More thoughts about Seeking God, by Hudson Taylor
“The branch of the vine does not worry, and toil, and rush here to seek for sunshine, and there to find rain. No; it rests in union and communion with the vine; and at the right time, and in the right way, is the right fruit found on it. Let us so abide in the Lord Jesus.”
“All God’s giants have been weak men, who did great things for God because they believed that God would be with them. I myself, for instance, am not especially gifted, and am shy by nature, but my gracious and merciful God and Father inclined Himself to me, and when I was weak in faith He strengthened me while I was still young. He taught me in my helplessness to rest on Him, and to pray even about little things in which another might have felt able to help himself.”
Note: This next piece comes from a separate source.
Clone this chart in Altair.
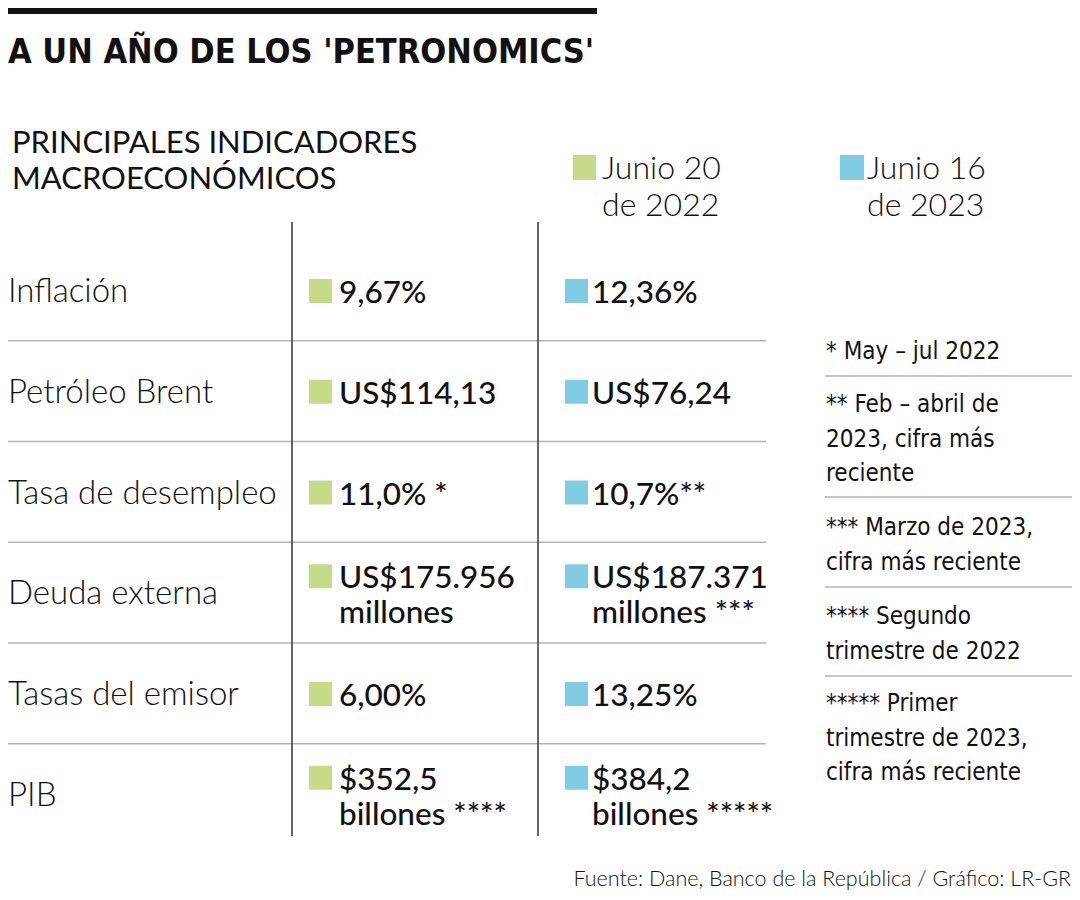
import altair as alt
import pandas as pd

# ---------------- data ----------------
title = "A UN AÑO DE LOS 'PETRONOMICS'"
header_lines = ["PRINCIPALES INDICADORES", "MACROECONÓMICOS"]
legend_2022 = ["Junio 20", "de 2022"]
legend_2023 = ["Junio 16", "de 2023"]
indicators = ["Inflación", "Petróleo Brent", "Tasa de desempleo",
              "Deuda externa", "Tasas del emisor", "PIB"]
values_2022 = [["9,67%"], ["US$114,13"], ["11,0% *"],
               ["US$175.956", "millones"], ["6,00%"], ["$352,5", "billones ****"]]
values_2023 = [["12,36%"], ["US$76,24"], ["10,7%**"],
               ["US$187.371", "millones ***"], ["13,25%"], ["$384,2", "billones *****"]]
notes = [["* May – jul 2022"],
         ["** Feb – abril de", "2023, cifra más", "reciente"],
         ["*** Marzo de 2023,", "cifra más reciente"],
         ["**** Segundo", "trimestre de 2022"],
         ["***** Primer", "trimestre de 2023,", "cifra más reciente"]]
source = "Fuente: Dane, Banco de la República / Gráfico: LR-GR"

GREEN = "#c6da88"
BLUE = "#80cce3"
REG = "Lato, 'Open Sans', sans-serif"
NARROW = "'Liberation Sans Narrow', 'DejaVu Sans Condensed', sans-serif"

# ---------------- layout (page pixel space) ----------------
W, H = 1064, 884
X0, Y0 = 8, 8
ROW_C0, ROW_STEP = 290, 100.75

xs = alt.Scale(domain=[X0, X0 + W], range=[0, W])
ys = alt.Scale(domain=[Y0, Y0 + H], range=[0, H])

def X(f="x"):
    return alt.X(f"{f}:Q", scale=xs, axis=None)

def Y(f="y"):
    return alt.Y(f"{f}:Q", scale=ys, axis=None)

texts = []  # x, y, text, group
texts.append((8, 63, title, "title"))
for i, t in enumerate(header_lines):
    texts.append((12, 153 + 36 * i, t, "header"))
for i, t in enumerate(legend_2022):
    texts.append((602, 179 + 37 * i, t, "legend"))
for i, t in enumerate(legend_2023):
    texts.append((867, 179 + 37 * i, t, "legend"))

squares = []  # x, x2, y, y2, color
squares.append((573, 596, 155, 180, "g"))
squares.append((840, 864, 155, 180, "b"))

for i, name in enumerate(indicators):
    c = ROW_C0 + ROW_STEP * i
    texts.append((8, c + 12, name, "label"))
    for vals, xt, xsq, col in ((values_2022[i], 339, 309, "g"),
                               (values_2023[i], 592, 565, "b")):
        if len(vals) == 1:
            bl = [c + 13]
        else:
            bl = [c - 4, c + 31]
        for t, b in zip(vals, bl):
            texts.append((xt, b, t, "value"))
        squares.append((xsq, xsq + 23, bl[0] - 24, bl[0], col))

note_y = [359, 412, 535, 624, 711]
for lines, y in zip(notes, note_y):
    for j, t in enumerate(lines):
        texts.append((826, y + 34.5 * j, t, "note"))
texts.append((1071, 886, source, "source"))

tdf = pd.DataFrame(texts, columns=["x", "y", "text", "group"])
sdf = pd.DataFrame(squares, columns=["x", "x2", "y", "y2", "c"])

rules = []  # x, x2, y, y2, kind
rules.append((292, 292, 222, 836, "v"))
rules.append((538, 538, 222, 836, "v"))
for i in range(1, 6):
    y = ROW_C0 + ROW_STEP * i - 50
    rules.append((8, 766, y, y, "h"))
for y in [376, 497, 587, 676]:
    rules.append((825, 1072, y, y, "h"))
rdf = pd.DataFrame(rules, columns=["x", "x2", "y", "y2", "k"])

bar = pd.DataFrame([{"x": 8, "x2": 597, "y": 8, "y2": 14}])

base_rect = alt.Chart(bar).mark_rect(color="#111").encode(
    x=X(), x2="x2:Q", y=Y(), y2="y2:Q")

sq = alt.Chart(sdf).mark_rect().encode(
    x=X(), x2="x2:Q", y=Y(), y2="y2:Q",
    color=alt.Color("c:N", scale=alt.Scale(domain=["g", "b"], range=[GREEN, BLUE]), legend=None))

vr = alt.Chart(rdf).transform_filter("datum.k == 'v'").mark_rule(
    color="#333", strokeWidth=1.5).encode(x=X(), x2="x2:Q", y=Y(), y2="y2:Q")
hr = alt.Chart(rdf).transform_filter("datum.k == 'h'").mark_rule(
    color="#b5b5b5", strokeWidth=1.5).encode(x=X(), x2="x2:Q", y=Y(), y2="y2:Q")

def tlayer(group, **kw):
    return alt.Chart(tdf).transform_filter(f"datum.group == '{group}'").mark_text(
        baseline="alphabetic", color="#111", **kw).encode(x=X(), y=Y(), text="text:N")

layers = [
    base_rect, hr, vr, sq,
    tlayer("title", font=NARROW, fontSize=34, fontWeight="bold", align="left"),
    tlayer("header", font=REG, fontSize=31, align="left"),
    tlayer("legend", font=REG, fontSize=32, fontWeight=300, align="left"),
    tlayer("label", font=REG, fontSize=33, fontWeight=300, align="left"),
    tlayer("value", font=REG, fontSize=31.5, fontWeight=500, align="left"),
    tlayer("note", font=NARROW, fontSize=24, align="left"),
    tlayer("source", font=REG, fontSize=21.5, fontWeight=300, align="right"),
]

chart = alt.layer(*layers).properties(
    width=W, height=H, padding=0, autosize=alt.AutoSizeParams(type="none")
).configure_view(stroke=None)

chart.save("out.html", embed_options={"renderer": "svg", "actions": False})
“In Shansi I found Chinese Christians who were accustomed to spend time in fasting and prayer. They recognized that this fasting, which so many dislike, which requires faith in God, since it makes one feel weak and poorly, is really a Divinely appointed means of grace. Perhaps the greatest hindrance to our work is our own imagined strength; and in fasting we learn what poor, weak creatures we are-dependent on a meal of meat for the little strength which we are so apt to lean upon.”
“You must go forward on your knees.”
–Hudson (& Maria) Taylor (1832-1905)
So dear friend, may God help us to rest in union and communion with Him, “abiding” with Him and continually connected in a beautiful and personal relationship.
May God help us to be single-hearted . . . for Him.